BAGNOLO PIEMONTE - Si vanta di aver beffato i carabinieri, ma finisce a processo: il giudice lo condanna

Il bagnolese doveva pagare una multa da quasi 600 euro. In caserma presentò un bollettino alterato, ma la “soffiata” di un compaesano lo ha inguaiato tre anni dopo

a.c. 10/05/2022 19:20

È nata da una classica “voce di paese” l’indagine a carico di A.F., pinerolese residente a Bagnolo Piemonte, finito a processo e condannato stamani per falso materiale.
 
L’uomo era accusato di aver esibito una ricevuta di pagamento falsificata, per ottenere dai carabinieri di Saluzzo il dissequestro di un’auto intestata alla sua società. Avrebbe dovuto pagare 594 euro di multa perché il veicolo, una Bmw, era stato trovato privo di copertura assicurativa durante un controllo eseguito nel 2017. Il proprietario si era presentato in caserma mostrando la ricevuta fiscale per il pagamento delle spese di recupero, il certificato di assicurazione stipulato e il bollettino con l’accredito della somma indicata a verbale. Verificata la sussistenza della copertura assicurativa, il luogotenente Giancarlo Usai aveva provveduto alla restituzione del veicolo in sequestro.
 
Nel novembre del 2020, però, era arrivata una segnalazione dal comandante della stazione dell’Arma di Bagnolo, il maresciallo capo Emilio Di Marco. È stato lui stesso a riferire di aver saputo che “A.F. si vantava di aver ottenuto il dissequestro dell’auto con un bollettino falso, da lui realizzato”. La fonte è un conoscente del carabiniere: qualcuno che, presumibilmente orecchiando qualche confidenza di troppo, aveva scoperto e segnalato alle autorità il possibile inganno. “Ho verificato che il bollettino riportava il numero di un verbale relativo a un altro sequestro, sempre effettuato in zona e relativo a un veicolo intestato alla società facente capo ad A.F.” ha spiegato il luogotenente Usai.
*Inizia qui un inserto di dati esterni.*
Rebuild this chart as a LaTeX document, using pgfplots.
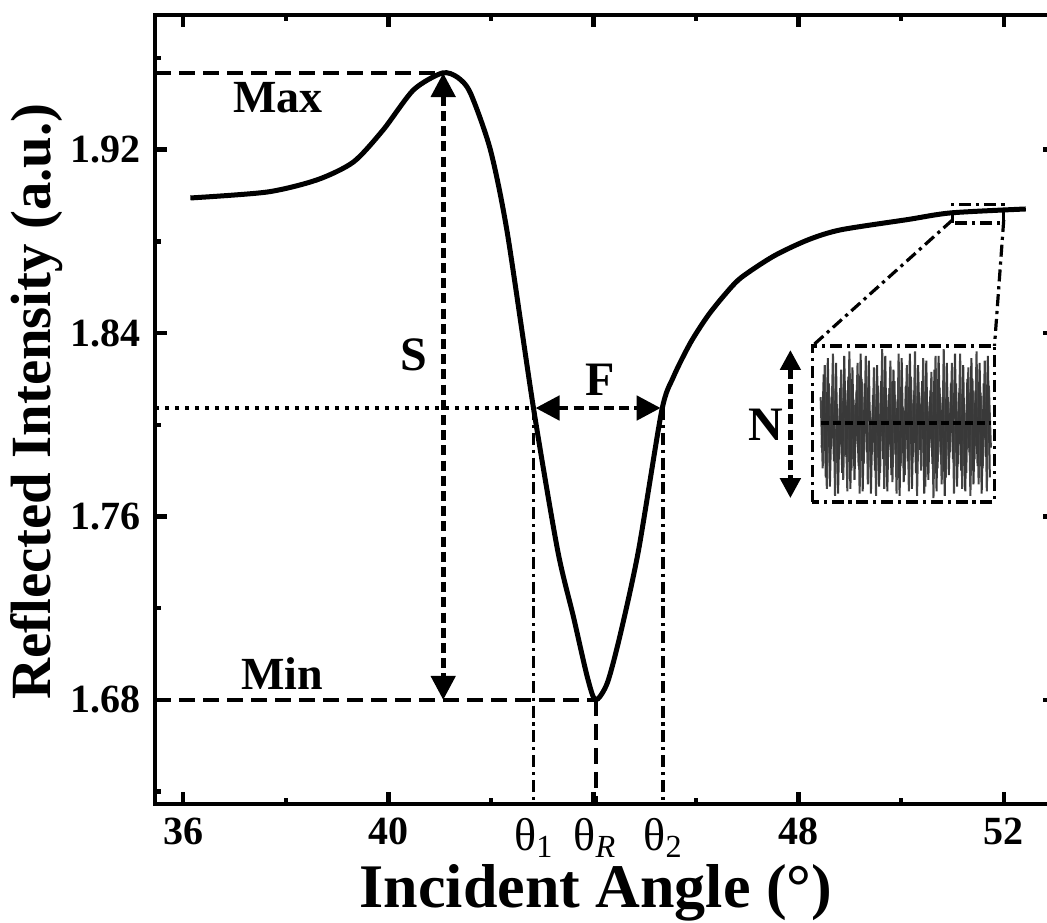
\documentclass[border=0pt]{standalone}
\usepackage{fontspec}
\setmainfont{Liberation Serif}
\usepackage{pgfplots}
\pgfplotsset{compat=1.18}
\usetikzlibrary{arrows.meta}
\begin{document}
\begin{tikzpicture}
\begin{axis}[
  scale only axis, width=225pt, height=197.25pt,
  xmin=35.45, xmax=53.0, ymin=1.6346, ymax=1.9787,
  axis line style={line width=1.2pt},
  tick align=inside, tick style={line width=1.1pt, black},
  major tick length=3pt, minor tick length=1.5pt,
  xtick={36,40,44,48,52}, xticklabels={36,40,,48,52},
  minor xtick={38,42,46,50},
  ytick={1.68,1.76,1.84,1.92}, minor ytick={1.64,1.72,1.80,1.88,1.96},
  yticklabel style={/pgf/number format/.cd, fixed, fixed zerofill, precision=2},
  /pgf/number format/assume math mode=true,
  ticklabel style={font=\fontsize{10}{12}\selectfont\bfseries},
  extra x ticks={42.85,44.04,45.37},
  extra x tick labels={θ\textsubscript{1}, θ\textsubscript{\textit{R}}, θ\textsubscript{2}},
  extra x tick style={major tick length=0pt, tick label style={font=\fontsize{11.5}{12}\selectfont, inner xsep=0pt}},
  xlabel={Incident Angle (°)}, ylabel={Reflected Intensity (a.u.)},
  xlabel style={font=\fontsize{15.5}{18}\selectfont\bfseries, at={(axis description cs:0.49,-0.113)}, anchor=center},
  ylabel style={font=\fontsize{14.2}{18}\selectfont\bfseries, at={(axis description cs:-0.131,0.51)}, anchor=center, rotate=0},
  clip=false,
]
% main curve
\addplot[black, line width=1.25pt, smooth, tension=0.45] coordinates {
(36.14,1.8989)(37.64,1.9015)(38.61,1.9068)(39.32,1.9146)(39.90,1.9286)
(40.49,1.9460)(41.05,1.9534)(41.35,1.9515)(41.60,1.9447)(41.99,1.9199)
(42.32,1.8837)(42.83,1.8073)(43.30,1.7454)(43.61,1.7162)(43.88,1.6900)
(44.04,1.6800)(44.27,1.6874)(44.53,1.7092)(44.88,1.7454)(45.33,1.8060)
(45.56,1.8209)(45.89,1.8357)(46.22,1.8472)(46.54,1.8562)(46.87,1.8640)
(47.51,1.8735)(48.18,1.8806)(48.82,1.8850)(50.13,1.8895)(50.97,1.8924)
(52.43,1.8941)
};
% noise in inset
\addplot[gray!55!black, line width=0.5pt] coordinates {
(48.43,1.812)(48.47,1.781)(48.51,1.826)(48.55,1.772)(48.59,1.818)(48.63,1.790)
(48.67,1.831)(48.71,1.769)(48.75,1.809)(48.79,1.785)(48.83,1.824)(48.87,1.776)
(48.91,1.815)(48.95,1.771)(48.99,1.832)(49.03,1.780)(49.07,1.811)(49.11,1.793)
(49.15,1.827)(49.19,1.770)(49.23,1.820)(49.27,1.783)(49.31,1.830)(49.35,1.774)
(49.39,1.806)(49.43,1.787)(49.47,1.825)(49.51,1.769)(49.55,1.817)(49.59,1.779)
(49.63,1.833)(49.67,1.772)(49.71,1.813)(49.75,1.789)(49.79,1.828)(49.83,1.775)
(49.87,1.819)(49.91,1.770)(49.95,1.831)(49.99,1.782)(50.03,1.808)(50.07,1.778)
(50.11,1.826)(50.15,1.771)(50.19,1.821)(50.23,1.786)(50.27,1.832)(50.31,1.769)
(50.35,1.814)(50.39,1.780)(50.43,1.829)(50.47,1.773)(50.51,1.810)(50.55,1.790)
(50.59,1.823)(50.63,1.768)(50.67,1.830)(50.71,1.781)(50.75,1.816)(50.79,1.774)
(50.83,1.833)(50.87,1.777)(50.91,1.812)(50.95,1.788)(50.99,1.827)(51.03,1.770)
(51.07,1.818)(51.11,1.783)(51.15,1.831)(51.19,1.772)(51.23,1.809)(51.27,1.779)
(51.31,1.825)(51.35,1.769)(51.39,1.820)(51.43,1.785)(51.47,1.832)(51.51,1.774)
(51.55,1.814)(51.59,1.781)(51.63,1.828)(51.67,1.771)(51.71,1.817)(51.75,1.790)
};
\addplot[gray!45!black, line width=0.5pt] coordinates {
(48.45,1.790)(48.49,1.822)(48.53,1.777)(48.57,1.829)(48.61,1.773)(48.65,1.812)
(48.69,1.784)(48.73,1.827)(48.77,1.770)(48.81,1.816)(48.85,1.779)(48.89,1.830)
(48.93,1.786)(48.97,1.821)(49.01,1.772)(49.05,1.825)(49.09,1.776)(49.13,1.815)
(49.17,1.782)(49.21,1.831)(49.25,1.771)(49.29,1.818)(49.33,1.788)(49.37,1.828)
(49.41,1.770)(49.45,1.813)(49.49,1.780)(49.53,1.826)(49.57,1.773)(49.61,1.819)
(49.65,1.785)(49.69,1.830)(49.73,1.771)(49.77,1.816)(49.81,1.778)(49.85,1.824)
(49.89,1.787)(49.93,1.811)(49.97,1.769)(50.01,1.829)(50.05,1.775)(50.09,1.817)
(50.13,1.784)(50.17,1.831)(50.21,1.772)(50.25,1.813)(50.29,1.779)(50.33,1.826)
(50.37,1.789)(50.41,1.819)(50.45,1.770)(50.49,1.828)(50.53,1.776)(50.57,1.815)
(50.61,1.783)(50.65,1.824)(50.69,1.771)(50.73,1.830)(50.77,1.787)(50.81,1.812)
(50.85,1.769)(50.89,1.827)(50.93,1.778)(50.97,1.818)(51.01,1.785)(51.05,1.831)
(51.09,1.773)(51.13,1.814)(51.17,1.780)(51.21,1.826)(51.25,1.771)(51.29,1.820)
(51.33,1.788)(51.37,1.829)(51.41,1.774)(51.45,1.815)(51.49,1.782)(51.53,1.827)
(51.57,1.770)(51.61,1.818)(51.65,1.786)(51.69,1.830)(51.73,1.777)
};
% guide lines
\draw[black, line width=1pt, dash pattern=on 4pt off 2pt] (35.45,1.9534) -- (41.05,1.9534);
\draw[black, line width=1pt, dash pattern=on 4pt off 2pt] (35.45,1.68) -- (44.04,1.68);
\draw[black, line width=1pt, dash pattern=on 1pt off 1.5pt] (35.45,1.8073) -- (42.83,1.8073);
\draw[black, line width=0.9pt, dash pattern=on 3pt off 1.2pt on 0.8pt off 1.2pt] (42.83,1.8073) -- (42.83,1.6346);
\draw[black, line width=0.9pt, dash pattern=on 3pt off 1.2pt on 0.8pt off 1.2pt] (45.35,1.8073) -- (45.35,1.6346);
\draw[black, line width=1pt, dash pattern=on 4pt off 2pt] (44.04,1.68) -- (44.04,1.6346);
% S arrow
\draw[black, line width=1.2pt, dash pattern=on 2.5pt off 1.3pt, {Triangle[length=6pt,width=6pt]}-{Triangle[length=6pt,width=6pt]}] (41.07,1.9534) -- (41.07,1.68);
% F arrow
\draw[black, line width=1.2pt, dash pattern=on 2.5pt off 1.3pt, {Triangle[length=6pt,width=6pt]}-{Triangle[length=6pt,width=6pt]}] (42.87,1.8073) -- (45.31,1.8073);
% N arrow
\draw[black, line width=1.2pt, dash pattern=on 2.5pt off 1.3pt, {Triangle[length=5pt,width=5pt]}-{Triangle[length=5pt,width=5pt]}] (47.84,1.8326) -- (47.84,1.768);
% inset boxes
\draw[black, line width=0.9pt, dash pattern=on 3pt off 1.2pt on 0.8pt off 1.2pt] (48.27,1.7664) rectangle (51.82,1.8344);
\draw[black, line width=0.8pt, dash pattern=on 3pt off 1.2pt on 0.8pt off 1.2pt] (51.0,1.888) rectangle (52.0,1.8959);
\draw[black, line width=0.8pt, dash pattern=on 3pt off 1.2pt on 0.8pt off 1.2pt] (51.0,1.8893) -- (48.27,1.8344);
\draw[black, line width=0.8pt, dash pattern=on 3pt off 1.2pt on 0.8pt off 1.2pt] (52.0,1.8893) -- (51.82,1.8344);
\draw[black, line width=0.8pt, dash pattern=on 2pt off 1pt] (48.43,1.8008) -- (51.75,1.8008);
% labels
\node[font=\fontsize{11.5}{12}\selectfont\bfseries] at (37.85,1.9425) {Max};
\node[font=\fontsize{11.5}{12}\selectfont\bfseries] at (37.93,1.6915) {Min};
\node[font=\fontsize{12}{12}\selectfont\bfseries] at (40.49,1.8305) {S};
\node[font=\fontsize{12}{12}\selectfont\bfseries] at (44.14,1.8196) {F};
\node[font=\fontsize{12}{12}\selectfont\bfseries] at (47.36,1.8000) {N};
\end{axis}
\pgfresetboundingbox
\path[use as bounding box] ([xshift=-38.75pt,yshift=-29.5pt]current axis.south west) rectangle ([xshift=-2pt,yshift=3.75pt]current axis.north east);
\end{tikzpicture}
\end{document}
Il sequestro in quel caso aveva riguardato una Citroen C3 ed era stato eseguito solo un mese prima. Dopo la denuncia, era stata eseguita una perquisizione alla ricerca della ricevuta originale: “A distanza di tre anni non siamo riusciti a trovare la ricevuta in possesso di A.F., noi ne avevamo solo una fotocopia. Non è stato possibile verificare se il documento fosse stato alterato con un programma di photoshop, quel che è certo è che il verbale non è mai stato pagato”.
 
Il pubblico ministero Gianluigi Datta, all’esito dell’istruttoria, ha chiesto la condanna a un anno di reclusione e 400 euro di multa per l’imputato. L’avvocato Francesca Massimino, per la difesa, ha invece domandato l’assoluzione rimarcando la mancata acquisizione della ricevuta originale.
 
Il verdetto del giudice Elisabetta Meinardi ha sancito la colpevolezza dell’uomo, condannato a otto mesi di reclusione con pena sospesa e al pagamento di 300 euro di multa. Da sborsare per davvero, questa volta.